> **REQUIREMENT**: Quote all of the data exactly as given. Skip every picture it contains.

> **SUPPLIED INFORMATION**:
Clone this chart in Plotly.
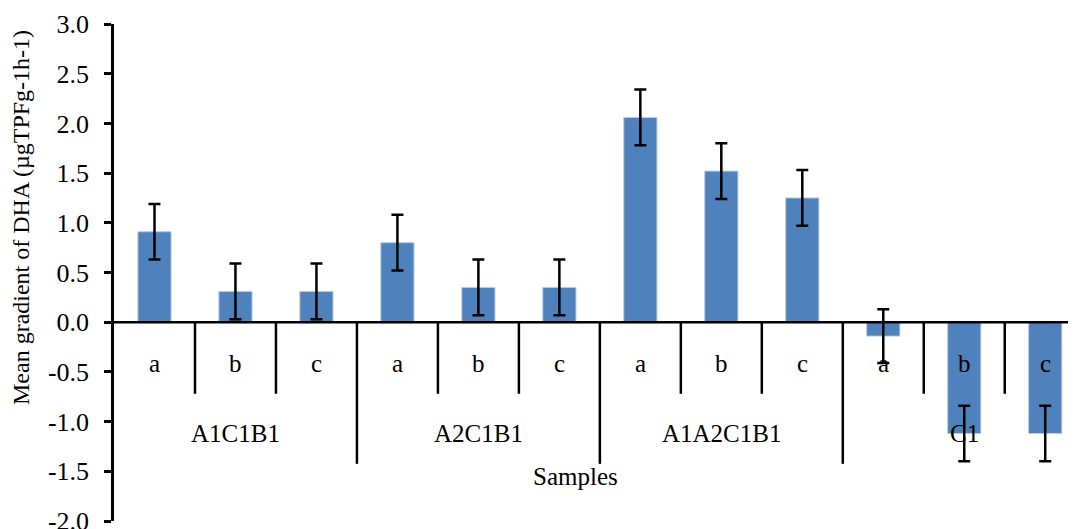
import plotly.graph_objects as go

groups = ["A1C1B1", "A2C1B1", "A1A2C1B1", "C1"]
subs = ["a", "b", "c"]
values = [0.91, 0.31, 0.31, 0.80, 0.35, 0.35, 2.06, 1.52, 1.25, -0.14, -1.12, -1.12]
errors = [0.28, 0.28, 0.28, 0.28, 0.28, 0.28, 0.28, 0.28, 0.28, 0.27, 0.28, 0.28]
ytick_vals = [-2.0, -1.5, -1.0, -0.5, 0.0, 0.5, 1.0, 1.5, 2.0, 2.5, 3.0]
ytick_text = ["-2.0", "-1.5", "-1.0", "-0.5", "0.0", "0.5", "1.0", "1.5", "2.0", "2.5", "3.0"]
y_title = "Mean gradient of DHA (µgTPFg-1h-1)"
x_title = "Samples"

FONT = "Liberation Serif"
n = len(values)
xs = list(range(n))

fig = go.Figure()
fig.add_trace(go.Bar(
    x=xs, y=values, width=0.41,
    marker=dict(color="#4F81BD", line=dict(color="#B9CDE5", width=1)),
    error_y=dict(type="data", array=errors, visible=True, color="black", thickness=2.5, width=6),
    showlegend=False,
))

shapes = []
shapes.append(dict(type="line", xref="x", yref="y", x0=-0.5, x1=11.5, y0=0, y1=0,
                   line=dict(color="black", width=2.5), layer="above"))
annotations = []
for gi, g in enumerate(groups):
    start = gi * len(subs)
    if gi > 0:
        shapes.append(dict(type="line", xref="x", yref="y", x0=start - 0.5, x1=start - 0.5,
                           y0=0, y1=-1.425, line=dict(color="black", width=2.5)))
    for si, s in enumerate(subs):
        i = start + si
        if si > 0:
            shapes.append(dict(type="line", xref="x", yref="y", x0=i - 0.5, x1=i - 0.5,
                               y0=0, y1=-0.72, line=dict(color="black", width=2.5)))
        annotations.append(dict(x=i, y=-0.42, xref="x", yref="y", text=s, showarrow=False,
                                font=dict(family=FONT, size=25, color="black"),
                                xanchor="center", yanchor="middle"))
    annotations.append(dict(x=start + 1, y=-1.12, xref="x", yref="y", text=g, showarrow=False,
                            font=dict(family=FONT, size=25, color="black"),
                            xanchor="center", yanchor="middle"))

annotations.append(dict(x=5.2, y=-1.55, xref="x", yref="y", text=x_title, showarrow=False,
                        font=dict(family=FONT, size=25, color="black"),
                        xanchor="center", yanchor="middle"))
annotations.append(dict(x=-93 / 962, y=(513 - 210) / 497, xref="paper", yref="paper",
                        text=y_title, showarrow=False, textangle=-90,
                        font=dict(family=FONT, size=24, color="black"),
                        xanchor="center", yanchor="middle"))

fig.update_layout(
    width=1068, height=521,
    margin=dict(l=106, r=0, t=16, b=8, autoexpand=False),
    font=dict(family=FONT, color="black"),
    paper_bgcolor="white", plot_bgcolor="white",
    xaxis=dict(range=[-0.5, 11.38], showticklabels=False, showgrid=False, zeroline=False,
               showline=False, ticks="", automargin=False),
    yaxis=dict(range=[-2.0, 3.0], tickvals=ytick_vals, ticktext=ytick_text,
               showgrid=False, zeroline=False, showline=True, linecolor="black", linewidth=2.5,
               ticks="outside", ticklen=7, tickwidth=2.5, tickcolor="black",
               ticklabelstandoff=10, ticklabeloverflow="allow", automargin=False,
               tickfont=dict(family=FONT, size=26, color="black")),
    shapes=shapes, annotations=annotations,
    bargap=0.5,
)

fig.write_html("out.html")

> **ANSWER TO THE PROBLEM**:
Clone this chart in Plotly.
import plotly.graph_objects as go

groups = ["A1C1B1", "A2C1B1", "A1A2C1B1", "C1"]
subs = ["a", "b", "c"]
values = [0.91, 0.31, 0.31, 0.80, 0.35, 0.35, 2.06, 1.52, 1.25, -0.14, -1.12, -1.12]
errors = [0.28, 0.28, 0.28, 0.28, 0.28, 0.28, 0.28, 0.28, 0.28, 0.27, 0.28, 0.28]
ytick_vals = [-2.0, -1.5, -1.0, -0.5, 0.0, 0.5, 1.0, 1.5, 2.0, 2.5, 3.0]
ytick_text = ["-2.0", "-1.5", "-1.0", "-0.5", "0.0", "0.5", "1.0", "1.5", "2.0", "2.5", "3.0"]
y_title = "Mean gradient of DHA (µgTPFg-1h-1)"
x_title = "Samples"

FONT = "Liberation Serif"
n = len(values)
xs = list(range(n))

fig = go.Figure()
fig.add_trace(go.Bar(
    x=xs, y=values, width=0.41,
    marker=dict(color="#4F81BD", line=dict(color="#B9CDE5", width=1)),
    error_y=dict(type="data", array=errors, visible=True, color="black", thickness=2.5, width=6),
    showlegend=False,
))

shapes = []
shapes.append(dict(type="line", xref="x", yref="y", x0=-0.5, x1=11.5, y0=0, y1=0,
                   line=dict(color="black", width=2.5), layer="above"))
annotations = []
for gi, g in enumerate(groups):
    start = gi * len(subs)
    if gi > 0:
        shapes.append(dict(type="line", xref="x", yref="y", x0=start - 0.5, x1=start - 0.5,
                           y0=0, y1=-1.425, line=dict(color="black", width=2.5)))
    for si, s in enumerate(subs):
        i = start + si
        if si > 0:
            shapes.append(dict(type="line", xref="x", yref="y", x0=i - 0.5, x1=i - 0.5,
                               y0=0, y1=-0.72, line=dict(color="black", width=2.5)))
        annotations.append(dict(x=i, y=-0.42, xref="x", yref="y", text=s, showarrow=False,
                                font=dict(family=FONT, size=25, color="black"),
                                xanchor="center", yanchor="middle"))
    annotations.append(dict(x=start + 1, y=-1.12, xref="x", yref="y", text=g, showarrow=False,
                            font=dict(family=FONT, size=25, color="black"),
                            xanchor="center", yanchor="middle"))

annotations.append(dict(x=5.2, y=-1.55, xref="x", yref="y", text=x_title, showarrow=False,
                        font=dict(family=FONT, size=25, color="black"),
                        xanchor="center", yanchor="middle"))
annotations.append(dict(x=-93 / 962, y=(513 - 210) / 497, xref="paper", yref="paper",
                        text=y_title, showarrow=False, textangle=-90,
                        font=dict(family=FONT, size=24, color="black"),
                        xanchor="center", yanchor="middle"))

fig.update_layout(
    width=1068, height=521,
    margin=dict(l=106, r=0, t=16, b=8, autoexpand=False),
    font=dict(family=FONT, color="black"),
    paper_bgcolor="white", plot_bgcolor="white",
    xaxis=dict(range=[-0.5, 11.38], showticklabels=False, showgrid=False, zeroline=False,
               showline=False, ticks="", automargin=False),
    yaxis=dict(range=[-2.0, 3.0], tickvals=ytick_vals, ticktext=ytick_text,
               showgrid=False, zeroline=False, showline=True, linecolor="black", linewidth=2.5,
               ticks="outside", ticklen=7, tickwidth=2.5, tickcolor="black",
               ticklabelstandoff=10, ticklabeloverflow="allow", automargin=False,
               tickfont=dict(family=FONT, size=26, color="black")),
    shapes=shapes, annotations=annotations,
    bargap=0.5,
)

fig.write_html("out.html")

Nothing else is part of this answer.